According to this, different components of our lives may be viewed in terms of varying degrees of refinement and specialty. For example, the energies one devotes to help another are seen as "better" spent than those exhausted on earning a living. The first is directly involved in one's "partnership with G‑d in creation" while the second plays only a secondary (or third-level or fourth-level) role.

But this grading of areas in our lives by degrees of importance and “holiness” is significant only when the driving force behind one's dedication to G‑d's will is the desire to feel a sense of “involvement” and “partnership” with the Almighty. When such is the case, those activities that more directly involve the realization of the Divine purpose are deemed more lofty and spiritual than the "secondary" aspects of life, and are the source of greater satisfaction and fulfillment.

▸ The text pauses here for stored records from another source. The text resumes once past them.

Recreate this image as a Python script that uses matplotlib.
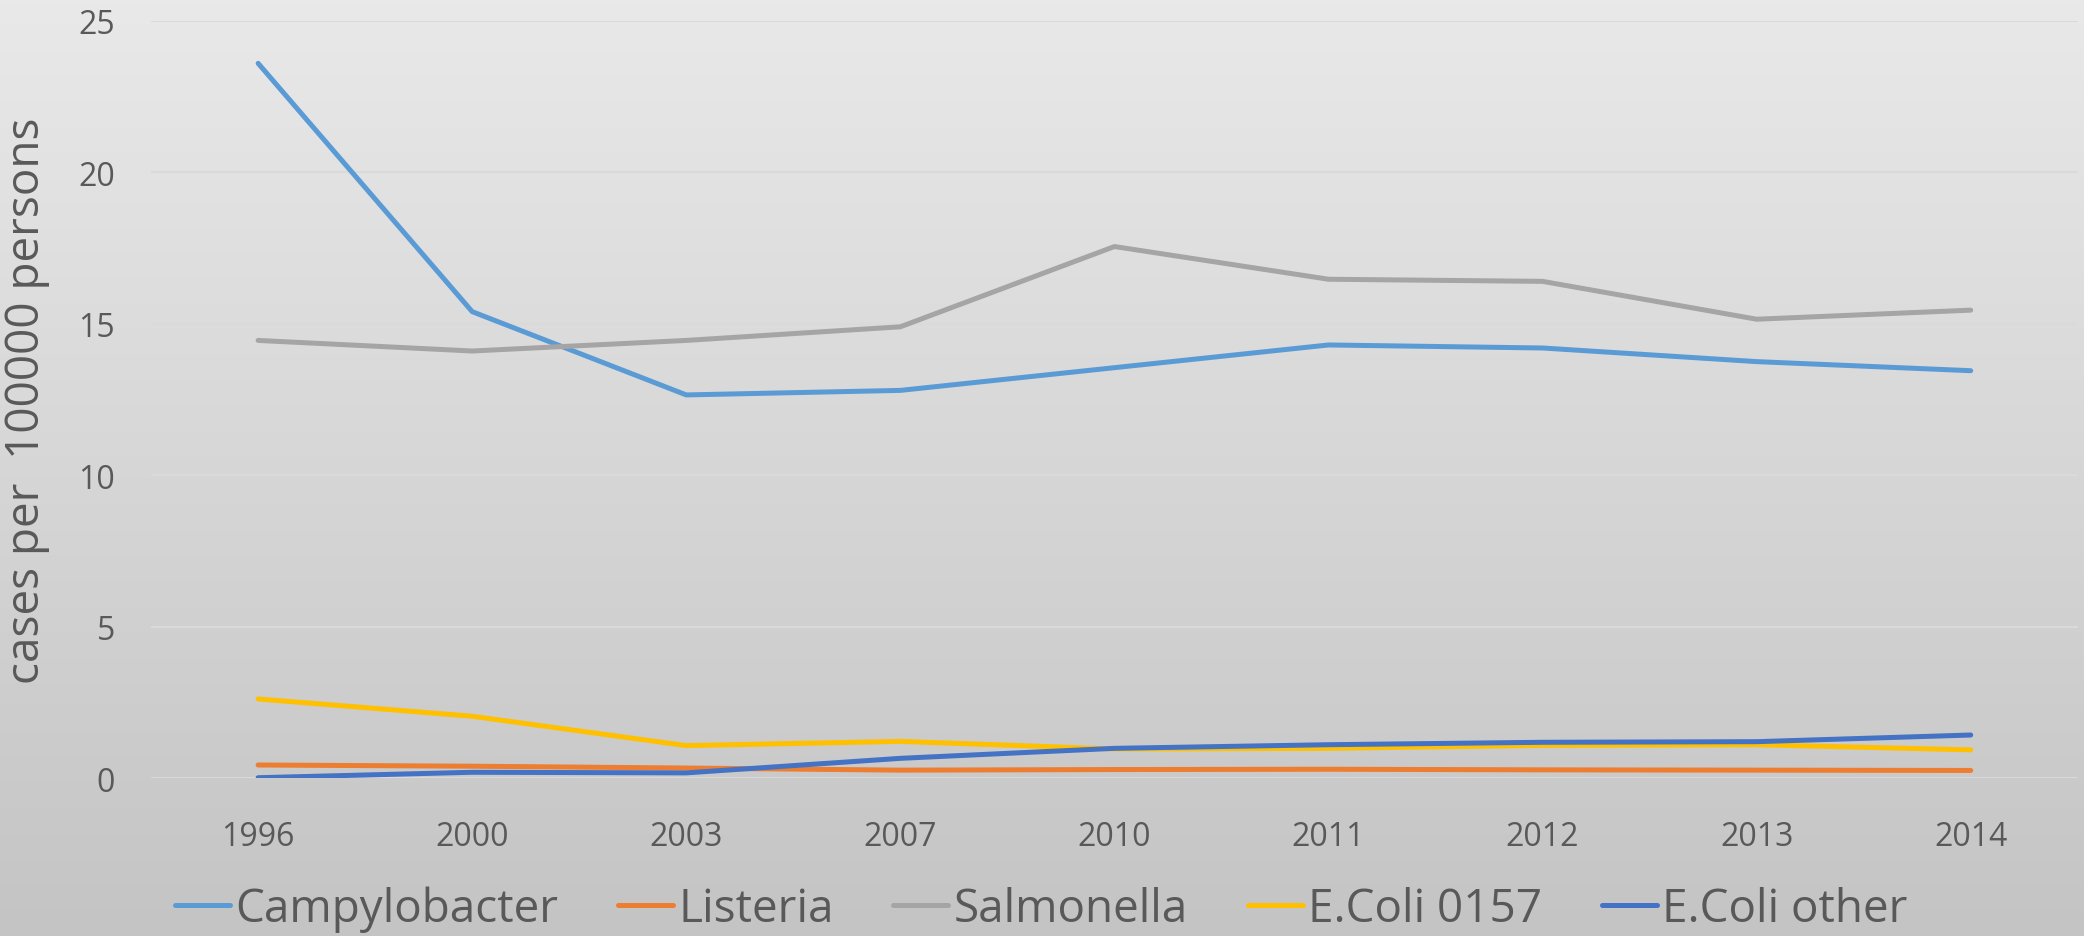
import matplotlib
matplotlib.use("Agg")
import matplotlib.pyplot as plt
import numpy as np

# Datos
years = ["1996", "2000", "2003", "2007", "2010", "2011", "2012", "2013", "2014"]
campylobacter = [23.6, 15.4, 12.65, 12.8, 13.55, 14.3, 14.2, 13.75, 13.45]
listeria = [0.43, 0.39, 0.33, 0.26, 0.28, 0.29, 0.27, 0.26, 0.25]
salmonella = [14.45, 14.1, 14.45, 14.9, 17.55, 16.47, 16.4, 15.15, 15.45]
ecoli_0157 = [2.61, 2.04, 1.07, 1.21, 0.96, 0.98, 1.08, 1.10, 0.93]
ecoli_other = [0.01, 0.19, 0.17, 0.65, 0.98, 1.10, 1.18, 1.20, 1.42]

series = [
    ("Campylobacter", campylobacter, "#5B9BD5"),
    ("Listeria", listeria, "#ED7D31"),
    ("Salmonella", salmonella, "#A5A5A5"),
    ("E.Coli 0157", ecoli_0157, "#FFC000"),
    ("E.Coli other", ecoli_other, "#4472C4"),
]

plt.rcParams["font.family"] = ["Open Sans", "DejaVu Sans"]
text_color = "#595959"

fig = plt.figure(figsize=(20.84, 9.37), dpi=100)

# Fondo degradado
bg = fig.add_axes([0, 0, 1, 1], zorder=-10)
grad = np.linspace(0, 1, 256).reshape(-1, 1)
bg.imshow(grad, aspect="auto", cmap=matplotlib.colors.LinearSegmentedColormap.from_list(
    "bg", ["#e9e9e9", "#c4c4c4"]), extent=[0, 1, 0, 1], origin="upper")
bg.axis("off")

ax = fig.add_axes([0.0725, 0.1686, 0.9245, 0.808])
ax.patch.set_alpha(0)

x = np.arange(len(years))
for name, vals, color in series:
    ax.plot(x, vals, color=color, lw=3.6, label=name, solid_capstyle="round")

ax.set_xlim(-0.5, len(years) - 0.5)
ax.set_ylim(0, 25)
ax.set_yticks([0, 5, 10, 15, 20, 25])
ax.set_xticks(x)
ax.set_xticklabels(years)
ax.yaxis.grid(True, color="#dadada", lw=1.5)
ax.set_axisbelow(True)
for s in ax.spines.values():
    s.set_visible(False)
ax.tick_params(length=0, labelsize=23, colors=text_color)
ax.tick_params(axis="y", pad=26)
ax.tick_params(axis="x", pad=30)

ax.set_ylabel("cases per  100000 persons", fontsize=33, color=text_color, labelpad=20)

ax.legend(loc="center", bbox_to_anchor=(0.462, -0.173), ncol=5, frameon=False,
          fontsize=33, labelcolor=text_color, handlelength=1.2, handletextpad=0.12,
          columnspacing=1.3)

plt.savefig("out.png", dpi=100)
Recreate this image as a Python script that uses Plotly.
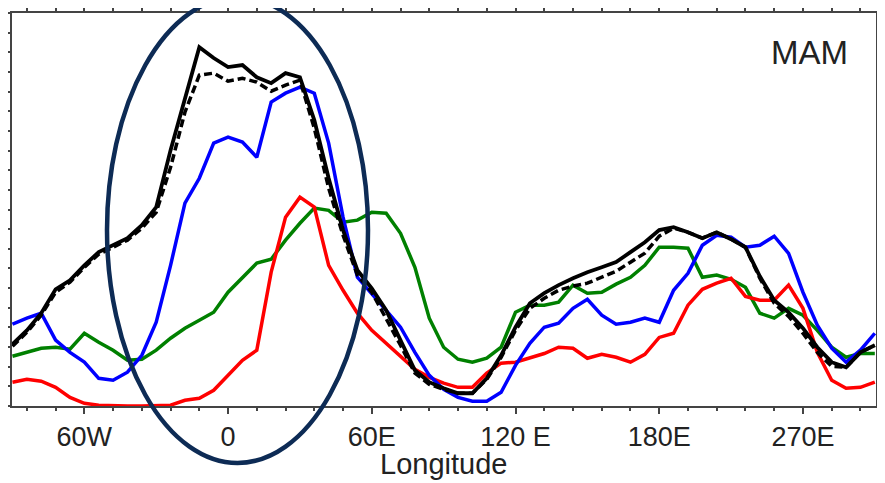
import plotly.graph_objects as go

lon = [-90, -84, -78, -72, -66, -60, -54, -48, -42, -36, -30, -24, -18, -12, -6,
       0, 6, 12, 18, 24, 30, 36, 42, 48, 54, 60, 66, 72, 78, 84, 90, 96, 102, 108,
       114, 120, 126, 132, 138, 144, 150, 156, 162, 168, 174, 180, 186, 192, 198,
       204, 210, 216, 222, 228, 234, 240, 246, 252, 258, 264, 270]

black_solid = [3.14, 3.85, 4.72, 5.94, 6.40, 7.16, 7.83, 8.18, 8.54, 9.20, 10.12, 13.02, 15.72, 18.26, 17.71,
               17.25, 17.35, 16.73, 16.43, 16.94, 16.73, 14.55, 11.59, 8.95, 6.91, 5.99, 4.87, 3.35, 1.82, 1.21,
               0.90, 0.65, 0.65, 1.41, 2.58, 4.01, 5.23, 5.74, 6.15, 6.50, 6.81, 7.06, 7.32, 7.83, 8.33,
               8.95, 9.10, 8.84, 8.54, 8.84, 8.49, 8.08, 6.60, 5.38, 4.77, 3.96, 2.99, 2.23, 1.97, 2.73, 3.09]

black_dashed = [3.04, 3.75, 4.62, 5.79, 6.30, 7.06, 7.72, 8.08, 8.44, 9.05, 9.86, 12.15, 14.95, 16.84, 16.94,
                16.53, 16.68, 16.48, 16.02, 16.33, 16.58, 14.14, 11.08, 8.69, 6.66, 5.79, 4.47, 3.09, 1.67, 1.10,
                0.85, 0.65, 0.65, 1.36, 2.48, 3.85, 4.97, 5.48, 5.89, 6.10, 6.25, 6.55, 6.86, 7.32, 7.78,
                8.64, 9.05, 8.84, 8.54, 8.84, 8.49, 8.08, 6.50, 5.23, 4.56, 3.70, 2.73, 2.02, 1.97, 2.73, 3.09]

blue = [4.16, 4.47, 4.72, 3.35, 2.73, 2.23, 1.41, 1.31, 1.72, 2.58, 4.26, 7.16, 10.32, 11.59, 13.38,
        13.68, 13.43, 12.66, 15.47, 15.92, 16.23, 15.92, 13.38, 9.61, 6.55, 5.74, 4.87, 4.01, 2.73, 1.56,
        0.85, 0.44, 0.24, 0.24, 0.70, 2.07, 3.19, 4.01, 4.21, 4.97, 5.43, 4.62, 4.16, 4.26, 4.47,
        4.26, 5.89, 6.75, 8.18, 8.69, 8.59, 8.08, 8.18, 8.64, 7.77, 5.79, 4.11, 2.94, 2.23, 2.84, 3.70]

green = [2.53, 2.73, 2.94, 2.99, 2.89, 3.70, 3.24, 2.84, 2.33, 2.38, 2.84, 3.45, 3.96, 4.36, 4.77,
         5.79, 6.55, 7.27, 7.47, 8.44, 9.30, 10.07, 9.96, 9.35, 9.46, 9.86, 9.81, 8.79, 7.06, 4.47,
         2.99, 2.38, 2.23, 2.43, 2.99, 4.77, 5.13, 5.13, 5.28, 6.15, 5.74, 5.79, 6.20, 6.55, 7.16,
         8.08, 8.08, 8.03, 6.55, 6.66, 6.45, 6.04, 4.72, 4.47, 4.97, 4.62, 3.85, 2.99, 2.48, 2.67, 2.67]

red = [1.21, 1.36, 1.26, 0.95, 0.44, 0.14, 0.04, 0.0, 0.0, 0.0, 0.0, 0.04, 0.29, 0.39, 0.80,
       1.56, 2.33, 2.84, 6.81, 9.61, 10.63, 10.12, 7.16, 5.89, 4.72, 3.85, 3.19, 2.48, 1.87, 1.46,
       1.16, 0.95, 0.95, 1.67, 2.18, 2.23, 2.43, 2.67, 2.99, 2.94, 2.43, 2.63, 2.48, 2.23, 2.63,
       3.49, 3.70, 5.13, 5.94, 6.25, 6.50, 5.58, 5.38, 5.38, 6.15, 4.97, 2.73, 1.31, 0.90, 0.95, 1.21]

tick_vals = [-60, 0, 60, 120, 180, 240]
tick_text = ["60W", "0", "60E", "120 E", "180E", "270E"]

FONT = "Liberation Sans, Arial, Helvetica, sans-serif"

fig = go.Figure()
fig.add_trace(go.Scatter(x=lon, y=green, mode="lines", line=dict(color="#008000", width=3.5), showlegend=False))
fig.add_trace(go.Scatter(x=lon, y=red, mode="lines", line=dict(color="#ff0000", width=3.5), showlegend=False))
fig.add_trace(go.Scatter(x=lon, y=blue, mode="lines", line=dict(color="#0000ff", width=3.5), showlegend=False))
fig.add_trace(go.Scatter(x=lon, y=black_dashed, mode="lines",
                         line=dict(color="#000000", width=3.5, dash="8px,4px"), showlegend=False))
fig.add_trace(go.Scatter(x=lon, y=black_solid, mode="lines", line=dict(color="#000000", width=3.8), showlegend=False))

axis_common = dict(showgrid=False, zeroline=False, showline=True, linecolor="#444444", linewidth=2,
                   ticks="outside", tickcolor="#444444", mirror="ticks", automargin=False)

fig.update_xaxes(range=[-90.2, 270.5], tickmode="array", tickvals=tick_vals, ticktext=tick_text,
                 ticklen=6, tickwidth=1.5, ticklabelstandoff=0,
                 minor=dict(tickmode="linear", tick0=0, dtick=12, ticklen=3, tickcolor="#444444", ticks="outside"),
                 tickfont=dict(family=FONT, size=27, color="#222222"),
                 **axis_common)
fig.update_yaxes(range=[0, 20], tickmode="linear", tick0=0, dtick=5, ticklen=6, tickwidth=1.5,
                 showticklabels=False,
                 minor=dict(tickmode="linear", tick0=0, dtick=1, ticklen=3, tickcolor="#444444", ticks="outside"),
                 **axis_common)

# highlight ellipse (drawn in paper space so it may extend past the axes)
fig.add_shape(type="circle", xref="paper", yref="paper",
              x0=(107 - 12) / 864, x1=(368 - 12) / 864,
              y0=(406 - 463) / 393, y1=(406 - (-3)) / 393,
              line=dict(color="#0d2b55", width=4.5), layer="above")

fig.add_annotation(text="MAM", xref="paper", yref="paper", x=(809 - 12) / 864, y=(406 - 52) / 393,
                   showarrow=False, font=dict(family=FONT, size=33, color="#222222"),
                   xanchor="center", yanchor="middle")

fig.add_annotation(text="Longitude", xref="paper", yref="paper", x=(443 - 12) / 864, y=(406 - 464) / 393,
                   showarrow=False, font=dict(family=FONT, size=29, color="#222222"),
                   xanchor="center", yanchor="middle")

# the page body adds an 8px offset; the figure is sized so the plot area lands where the reference's does
fig.update_layout(width=877, height=475, margin=dict(l=4, r=9, t=5, b=77),
                  paper_bgcolor="white", plot_bgcolor="white")

fig.write_html("out.html")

However, there is a higher, more selfless approach to life. When a person seeks only the fulfillment of G‑d's will, without any thought to his own "achievement" or "involvement," all this is irrelevant. The most spiritual of his attainments and the most mundane detail of his life are equal in his eyes, as they are both vital to the development of creation in accordance with the Divine desire.

This is an example of a further refinement within the realm of good itself. After you have eliminated the negative from your life, after you have directed your every act and resource to your partnership with G‑d, a further challenge awaits you. Your life, while wholly dedicated to the Divine will, now includes elements of "greater good" and "lesser good," measured in terms of the immediacy of their involvement in the fulfillment of a mitzvah. Now, your challenge is to further refine these lower tiers of your life. By shifting the focus of your life from your own sense of closeness to G‑d to the simple desire to fulfill His will, all elements of your existence, including those farthest removed from any direct participation in an overt command of G‑d's, become equally imbued with sanctity and significance.

A pair of tongs, by definition, serve no purpose of its own. Its function is to create other tools that, in turn, will serve some useful function. The "original tongs," formed for the purpose of forging other tongs, is even further removed from any direct utility. The fact that G‑d Himself troubled to create them in the hairsbreadth of time that opens the day (and era) associated with harmonious creation and development, means that also the accessories and secondary instruments in our lives can be elevated to a level of primary connection to the essence and purpose of all existence.